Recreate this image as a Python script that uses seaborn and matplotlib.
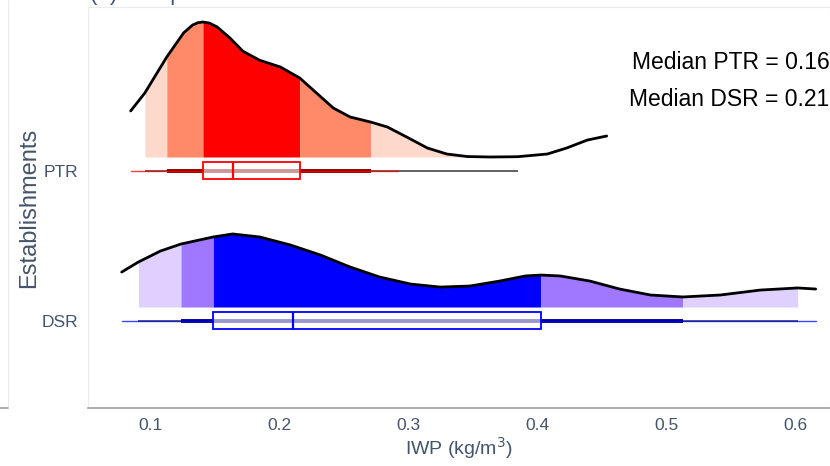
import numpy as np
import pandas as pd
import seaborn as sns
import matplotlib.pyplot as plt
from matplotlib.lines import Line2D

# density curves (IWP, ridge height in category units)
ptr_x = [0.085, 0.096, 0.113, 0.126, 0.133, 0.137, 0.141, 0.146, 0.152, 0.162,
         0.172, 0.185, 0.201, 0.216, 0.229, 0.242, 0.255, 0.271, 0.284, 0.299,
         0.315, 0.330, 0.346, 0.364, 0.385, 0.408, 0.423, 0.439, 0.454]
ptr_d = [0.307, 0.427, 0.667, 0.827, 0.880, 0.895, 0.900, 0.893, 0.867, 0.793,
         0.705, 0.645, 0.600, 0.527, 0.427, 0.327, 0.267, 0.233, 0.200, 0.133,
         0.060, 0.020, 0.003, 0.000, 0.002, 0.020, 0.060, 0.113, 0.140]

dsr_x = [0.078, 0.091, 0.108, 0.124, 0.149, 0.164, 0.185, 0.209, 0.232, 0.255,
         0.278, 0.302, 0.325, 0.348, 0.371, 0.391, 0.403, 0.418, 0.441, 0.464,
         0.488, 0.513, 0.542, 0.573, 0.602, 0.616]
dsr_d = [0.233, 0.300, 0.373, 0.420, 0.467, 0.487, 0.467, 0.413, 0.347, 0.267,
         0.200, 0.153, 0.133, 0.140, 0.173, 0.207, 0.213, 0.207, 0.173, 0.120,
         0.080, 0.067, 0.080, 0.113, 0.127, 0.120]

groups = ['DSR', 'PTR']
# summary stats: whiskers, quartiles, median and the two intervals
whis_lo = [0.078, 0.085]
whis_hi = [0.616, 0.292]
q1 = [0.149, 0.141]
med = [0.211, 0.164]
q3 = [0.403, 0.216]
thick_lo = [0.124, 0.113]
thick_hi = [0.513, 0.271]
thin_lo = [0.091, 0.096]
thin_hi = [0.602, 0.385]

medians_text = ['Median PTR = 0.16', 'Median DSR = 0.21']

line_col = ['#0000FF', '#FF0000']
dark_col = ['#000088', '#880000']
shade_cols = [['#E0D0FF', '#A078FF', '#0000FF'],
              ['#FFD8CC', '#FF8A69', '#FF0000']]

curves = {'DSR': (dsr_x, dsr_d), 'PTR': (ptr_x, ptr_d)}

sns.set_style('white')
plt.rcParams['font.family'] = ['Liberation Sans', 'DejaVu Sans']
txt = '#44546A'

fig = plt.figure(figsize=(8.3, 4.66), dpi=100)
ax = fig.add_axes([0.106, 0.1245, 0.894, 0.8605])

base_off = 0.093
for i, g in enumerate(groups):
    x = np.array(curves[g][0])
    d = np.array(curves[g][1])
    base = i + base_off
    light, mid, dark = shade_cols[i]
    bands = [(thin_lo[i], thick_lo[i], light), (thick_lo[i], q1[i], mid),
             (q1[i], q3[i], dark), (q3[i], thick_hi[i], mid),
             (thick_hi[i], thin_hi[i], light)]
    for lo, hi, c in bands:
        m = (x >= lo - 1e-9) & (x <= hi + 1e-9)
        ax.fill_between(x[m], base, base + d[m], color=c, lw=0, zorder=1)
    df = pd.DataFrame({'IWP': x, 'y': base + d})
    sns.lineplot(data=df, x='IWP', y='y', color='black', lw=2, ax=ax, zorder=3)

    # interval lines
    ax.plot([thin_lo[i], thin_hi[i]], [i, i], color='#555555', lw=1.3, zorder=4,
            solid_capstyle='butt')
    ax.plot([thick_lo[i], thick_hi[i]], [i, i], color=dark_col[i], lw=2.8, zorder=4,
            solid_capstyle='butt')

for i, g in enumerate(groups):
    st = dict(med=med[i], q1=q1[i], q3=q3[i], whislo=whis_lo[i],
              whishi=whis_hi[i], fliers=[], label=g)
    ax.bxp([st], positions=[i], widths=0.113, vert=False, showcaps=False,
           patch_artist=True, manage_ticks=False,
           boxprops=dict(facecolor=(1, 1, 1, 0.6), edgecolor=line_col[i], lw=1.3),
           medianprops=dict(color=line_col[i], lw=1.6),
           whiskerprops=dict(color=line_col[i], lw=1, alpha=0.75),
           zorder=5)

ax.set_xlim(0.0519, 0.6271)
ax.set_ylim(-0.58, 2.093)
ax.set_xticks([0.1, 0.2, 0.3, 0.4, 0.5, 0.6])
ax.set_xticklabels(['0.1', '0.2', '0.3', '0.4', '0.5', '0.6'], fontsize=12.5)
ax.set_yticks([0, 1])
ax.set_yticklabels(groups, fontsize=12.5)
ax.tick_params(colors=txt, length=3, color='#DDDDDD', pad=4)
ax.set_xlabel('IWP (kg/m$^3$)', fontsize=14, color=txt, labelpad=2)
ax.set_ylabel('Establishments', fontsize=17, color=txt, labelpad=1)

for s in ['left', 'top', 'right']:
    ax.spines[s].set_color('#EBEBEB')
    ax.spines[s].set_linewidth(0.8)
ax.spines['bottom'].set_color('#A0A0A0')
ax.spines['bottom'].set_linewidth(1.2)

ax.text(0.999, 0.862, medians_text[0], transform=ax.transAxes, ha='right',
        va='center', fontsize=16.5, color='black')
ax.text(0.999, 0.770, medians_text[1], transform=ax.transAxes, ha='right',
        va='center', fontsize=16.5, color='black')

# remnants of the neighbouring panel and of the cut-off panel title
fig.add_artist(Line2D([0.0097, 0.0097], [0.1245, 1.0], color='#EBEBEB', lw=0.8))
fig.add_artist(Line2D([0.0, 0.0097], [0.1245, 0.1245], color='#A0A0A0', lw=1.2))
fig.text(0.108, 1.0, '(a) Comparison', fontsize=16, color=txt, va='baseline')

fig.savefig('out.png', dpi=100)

──────────────────────────────

## TASK DIRECTIONS
Leave out the pictures. Transcribe only the lines above, from the first through the one that contains "0.080, 0.067, 0.080, 0.113, 0.127, 0.120]".

## COMPLETED TASK
Recreate this image as a Python script that uses seaborn and matplotlib.
import numpy as np
import pandas as pd
import seaborn as sns
import matplotlib.pyplot as plt
from matplotlib.lines import Line2D

# density curves (IWP, ridge height in category units)
ptr_x = [0.085, 0.096, 0.113, 0.126, 0.133, 0.137, 0.141, 0.146, 0.152, 0.162,
         0.172, 0.185, 0.201, 0.216, 0.229, 0.242, 0.255, 0.271, 0.284, 0.299,
         0.315, 0.330, 0.346, 0.364, 0.385, 0.408, 0.423, 0.439, 0.454]
ptr_d = [0.307, 0.427, 0.667, 0.827, 0.880, 0.895, 0.900, 0.893, 0.867, 0.793,
         0.705, 0.645, 0.600, 0.527, 0.427, 0.327, 0.267, 0.233, 0.200, 0.133,
         0.060, 0.020, 0.003, 0.000, 0.002, 0.020, 0.060, 0.113, 0.140]

dsr_x = [0.078, 0.091, 0.108, 0.124, 0.149, 0.164, 0.185, 0.209, 0.232, 0.255,
         0.278, 0.302, 0.325, 0.348, 0.371, 0.391, 0.403, 0.418, 0.441, 0.464,
         0.488, 0.513, 0.542, 0.573, 0.602, 0.616]
dsr_d = [0.233, 0.300, 0.373, 0.420, 0.467, 0.487, 0.467, 0.413, 0.347, 0.267,
         0.200, 0.153, 0.133, 0.140, 0.173, 0.207, 0.213, 0.207, 0.173, 0.120,
         0.080, 0.067, 0.080, 0.113, 0.127, 0.120]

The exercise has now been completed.